Pickapok said:
It seems to me that Volition has completely lost sight of what made people love this series to begin with. Rather than providing us with a substantial, emotional story with an edge of dark comedy like we got in SR2 they seem to be trading in all their substance for style and spectacle. There wasn't a single moment in SR3 that punched me in the gut like when the Ronin killed Aisha or when Carlos was tied to the back of a Brotherhood truck and dragged to his death around the streets of Stillwater. Even when they tried for one of those moments towards the very end of SR3, they put you half the city away from the where the moment was actually happening.

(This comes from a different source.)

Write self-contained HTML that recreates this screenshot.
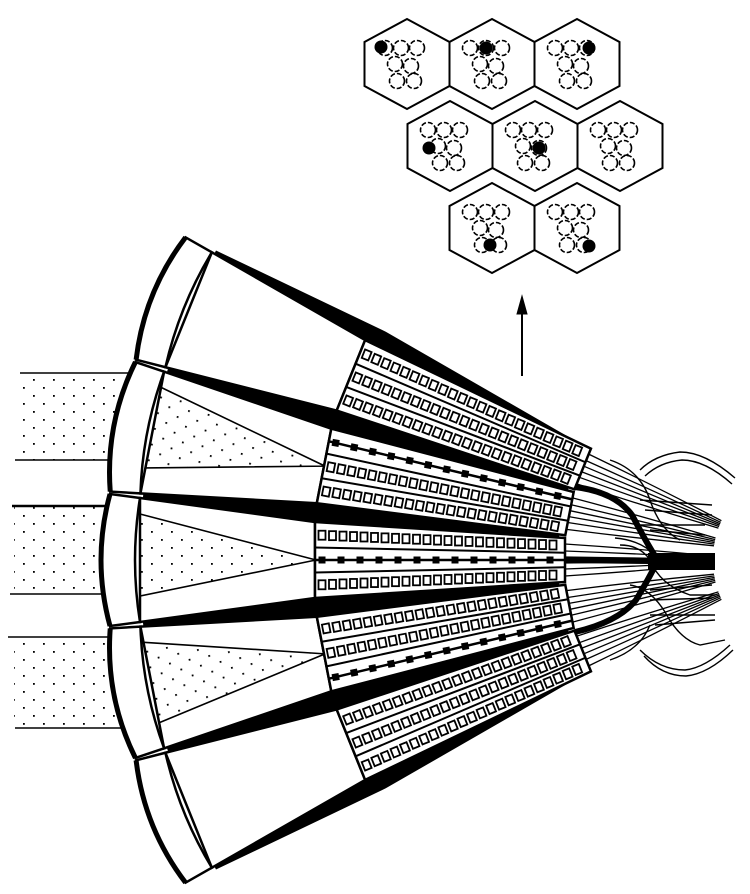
<!DOCTYPE html>
<html><head><meta charset="utf-8"><style>html,body{margin:0;padding:0;background:#fff}svg{display:block}</style></head>
<body>
<svg id="s" xmlns="http://www.w3.org/2000/svg" width="750" height="894" viewBox="0 0 750 894">
<defs>
<pattern id="st" width="20" height="16" patternUnits="userSpaceOnUse"><rect x="3" y="3" width="1.8" height="1.8" fill="#000"/><rect x="13" y="11" width="1.8" height="1.8" fill="#000"/></pattern>
</defs>
<g id="bands">
<rect x="18" y="373" width="120" height="87" fill="url(#st)"/>
<rect x="14" y="506" width="120" height="88" fill="url(#st)"/>
<rect x="14" y="637" width="120" height="91" fill="url(#st)"/>
<g stroke="#000" stroke-width="1.6">
<line x1="20" y1="373" x2="140" y2="373"/>
<line x1="15" y1="460" x2="130" y2="460"/>
<line x1="12" y1="506" x2="125" y2="506" stroke-width="2.5"/>
<line x1="10" y1="594" x2="125" y2="594"/>
<line x1="8" y1="637" x2="125" y2="637"/>
<line x1="15" y1="728" x2="130" y2="728"/>
</g>
</g>
<g id="main"></g>
<g id="hex"></g>
<g stroke="#000" fill="none">
<line x1="522" y1="376" x2="522" y2="310" stroke-width="2"/>
<polygon points="522,296 517,314 527,314" fill="#000"/>
</g>
</svg>
<script>
const NS="http://www.w3.org/2000/svg";
const P=[808,560];
function el(t,a,p){const e=document.createElementNS(NS,t);for(const k in a)e.setAttribute(k,a[k]);p.appendChild(e);return e;}
function polar(r,a){const t=a*Math.PI/180;return [(P[0]-r*Math.cos(t)).toFixed(1),(P[1]-r*Math.sin(t)).toFixed(1)];}
const main=document.getElementById('main');
let pts=[];
for(let a=27.6;a>=-27.6;a-=1)pts.push(polar(668,a));
pts.push(polar(668,-27.6));
pts.push(polar(480,-28.4));
for(let a=-27;a<=27;a+=1)pts.push(polar(250,a));
pts.push(polar(250,27));
pts.push(polar(480,28.4));
el('polygon',{points:pts.map(p=>p.join(',')).join(' '),fill:'#000'},main);
const A=[22,11,0,-11,-22];
const blackRow=[null,-1,0,1,null];
A.forEach((a,i)=>{
 const g=el('g',{transform:`translate(${P[0]},${P[1]}) rotate(${a})`},main);
 el('polygon',{points:'-668,-62 -493,-38 -493,38 -668,62',fill:'#fff',stroke:'#000','stroke-width':2.5},g);
 if(i>=1&&i<=3){
  el('polygon',{points:'-668,-46 -492,0 -668,36',fill:'url(#st)',stroke:'#000','stroke-width':1.6},g);
 }
 el('path',{d:'M-668,-62 L-698,-66 Q-716,0 -698,66 L-668,62 Q-678,0 -668,-62 Z',fill:'#fff',stroke:'#000','stroke-width':2.5},g);
 el('path',{d:'M-698,-66 Q-716,0 -698,66',fill:'none',stroke:'#000','stroke-width':5},g);
 el('polygon',{points:'-493,-38 -243,-22 -243,22 -493,38',fill:'#fff',stroke:'#000','stroke-width':2.5},g);
 const w=r=>22+(r-243)/250*16;
 [-1,1].forEach(s=>{
  el('line',{x1:-493,y1:s*38*0.33,x2:-243,y2:s*22*0.33,stroke:'#000','stroke-width':2},g);
 });
 [-1,0,1].forEach(k=>{
  const blk=blackRow[i]===k;
  const step=blk?19:10.5;
  for(let r=486;r>250;r-=step){
   const y=k*w(r)*0.66;
   if(blk)el('rect',{x:-r-3.5,y:y-3.5,width:7,height:7,fill:'#000'},g);
   else el('rect',{x:-r-3.5,y:y-4.5,width:7,height:9,fill:'none',stroke:'#000','stroke-width':1.8},g);
  }
  if(blk)el('line',{x1:-493,y1:k*38*0.66,x2:-243,y2:k*22*0.66,stroke:'#000','stroke-width':2.5},g);
 });
 [-16,-9,-3,3,9,16].forEach(y0=>{
  el('path',{d:`M-243,${y0} Q-170,${y0*0.7} -95,${y0*0.25}`,fill:'none',stroke:'#000','stroke-width':1.3},g);
 });
});
const ov=el('g',{fill:'none',stroke:'#000'},main);
el('path',{d:'M565,560 L650,561','stroke-width':6},ov);
el('rect',{x:648,y:553,width:67,height:17,fill:'#000',stroke:'none'},ov);
el('path',{d:'M575,487 Q615,492 632,515 Q645,540 655,556','stroke-width':6},ov);
el('path',{d:'M575,632 Q618,622 636,600 Q648,580 655,566','stroke-width':6},ov);
const wv=[
 'M640,470 Q655,455 680,452 Q705,452 735,478',
 'M645,476 Q660,462 682,460 Q705,460 732,484',
 'M620,545 Q640,545 650,560 Q660,585 690,595 L715,595',
 'M615,538 Q640,540 655,555',
 'M630,585 Q650,588 665,612 Q680,640 700,645 L725,640',
 'M640,650 Q660,670 685,670 Q705,668 730,645',
 'M644,656 Q662,676 686,676 Q708,674 733,650',
 'M640,500 L712,505','M645,510 L712,515','M640,525 L705,525','M650,530 L705,535',
 'M650,590 L712,585','M650,600 L712,598','M650,615 L715,615','M655,625 L715,620',
 'M610,460 Q640,470 650,500 Q660,530 680,540','M610,660 Q640,650 650,625'
];
wv.forEach(d=>el('path',{d,'stroke-width':1.4},ov));
const hex=document.getElementById('hex');
const centers=[[407,64],[492,64],[577,64],[450,146],[535,146],[620,146],[492,228],[577,228]];
const circ=[[-22,-16],[-6,-16],[10,-16],[-12,0],[4,2],[-10,17],[7,17]];
const blkOff=[[-26,-17],[-6,-16],[12,-16],[-21,2],[4,2],[0,0],[-2,17],[12,18]];
centers.forEach(([cx,cy],j)=>{
 const h=42.5,t=45,s=22;
 el('polygon',{points:`${cx},${cy-t} ${cx+h},${cy-s} ${cx+h},${cy+s} ${cx},${cy+t} ${cx-h},${cy+s} ${cx-h},${cy-s}`,fill:'#fff',stroke:'#000','stroke-width':2},hex);
 circ.forEach(([dx,dy])=>el('circle',{cx:cx+dx,cy:cy+dy,r:7.5,fill:'none',stroke:'#000','stroke-width':1.6,'stroke-dasharray':'5 2'},hex));
 if(j!==5){const [dx,dy]=blkOff[j];el('circle',{cx:cx+dx,cy:cy+dy,r:6.5,fill:'#000'},hex);}
});
</script>
</body></html>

SR2 pulled back the curtain and let you see the Boss for the monster he or she really is. You play a violent, power hungry sociopath and that's all there is to it. That's why Julius tried to kill you at the end of the first game and you spent so many years in a coma prior to the second. Now that you've hit the top, where else is there to go?
Don't get me wrong, I had a lot of fun with SR3 and will probably have fun with SR4. But they aren't Saints Row games, just silly fan fiction.
Quite a lot of people (including myself) actually DISLIKED Boss being like that. They wanted him/her to be a bit more human and sympathetic - without losing the insanity or something. So, what we got was the Boss of SR3, who - while still totally of his/her rockers and clearly missing at least a couple of screws with some clear tendencies to ruthlessness - now also shows that he/she CARES A LOT about his/her fellow saints and even the wellfare of the city in general (even tho killing every single civilian in the streets on your own seems to be perfectly fine... As I said, Boss is still far from sane.)
And in terms of "where to go next", we still got a few unsolved plotpoints from the DLCs of SR2 which might not be picked up in 4...
Also, Space? We got Aliens now... sort of again (thanks to Red Faction Armageddon, we already had them once as SR and RF are in the same continuity, after all.)